Last week chestnut-haired Maggie Teyte, 56 but still vivacious, returned to the U.S. to tour in a new role. She starts with a July 23 appearance on NBC's Telephone Hour and she has a large and enthusiastic audience waiting--but not the nostalgic audience of yesterday. Her waiting fans are a young generation of phonograph-record connoisseurs, who for the past five years have prized her records of 19th-Century French songs. Many of her new fans are unaware that Maggie Teyte has ever been in the U.S.
Failure & Success. "She effaces the memory of stouter prima donnas," wrote one critic during Maggie Teyte's barnstorming years with the Chicago Opera, the Boston and La Scala Opera Companies. Her favorite roles as Melisande in Pelleas and Melisande, Hansel in Hansel und Gretel, set off her charms to best advantage. Photographs of Maggie Teyte in knickers and sleek satin gowns with gold slippers were treasured items in the dens of U.S. dudes. Women crowded counters for "Maggie Teyte Perfume." But when she failed to snare a Metropolitan contract, Maggie Teyte shrewdly decided that her clear-toned, brilliantly controlled voice was better suited to chamber singing than to opera.
She turned to the slight, gemlike songs of Debussy, Berlioz and Faure. After her divorce in 1931, she toured England and France with Pianist Alfred Cortot. She sang so artfully that listeners who knew no French thought that they knew what she was singing.

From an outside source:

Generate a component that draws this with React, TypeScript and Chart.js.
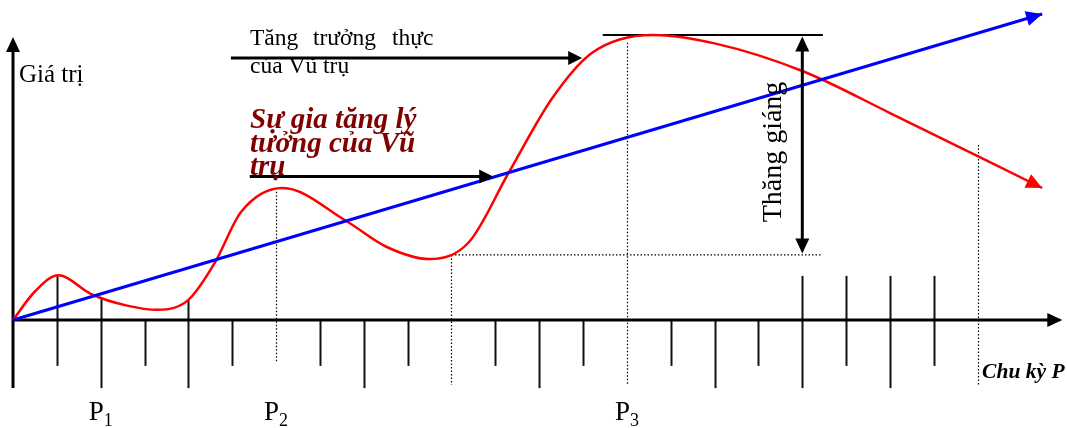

By 1942 she had recorded three albums --French Art Songs and Songs by Debussy (Victor), Song Recital by Maggie Teyte (Gramophone Shop)--which spread her fame to the U.S. Now Maggie Teyte will see whether her studied musicianship will stand her in as good stead as once her pretty legs and elfish personality did. Says she: "There are many compensations in age . . . for serious music I can even let my hair down."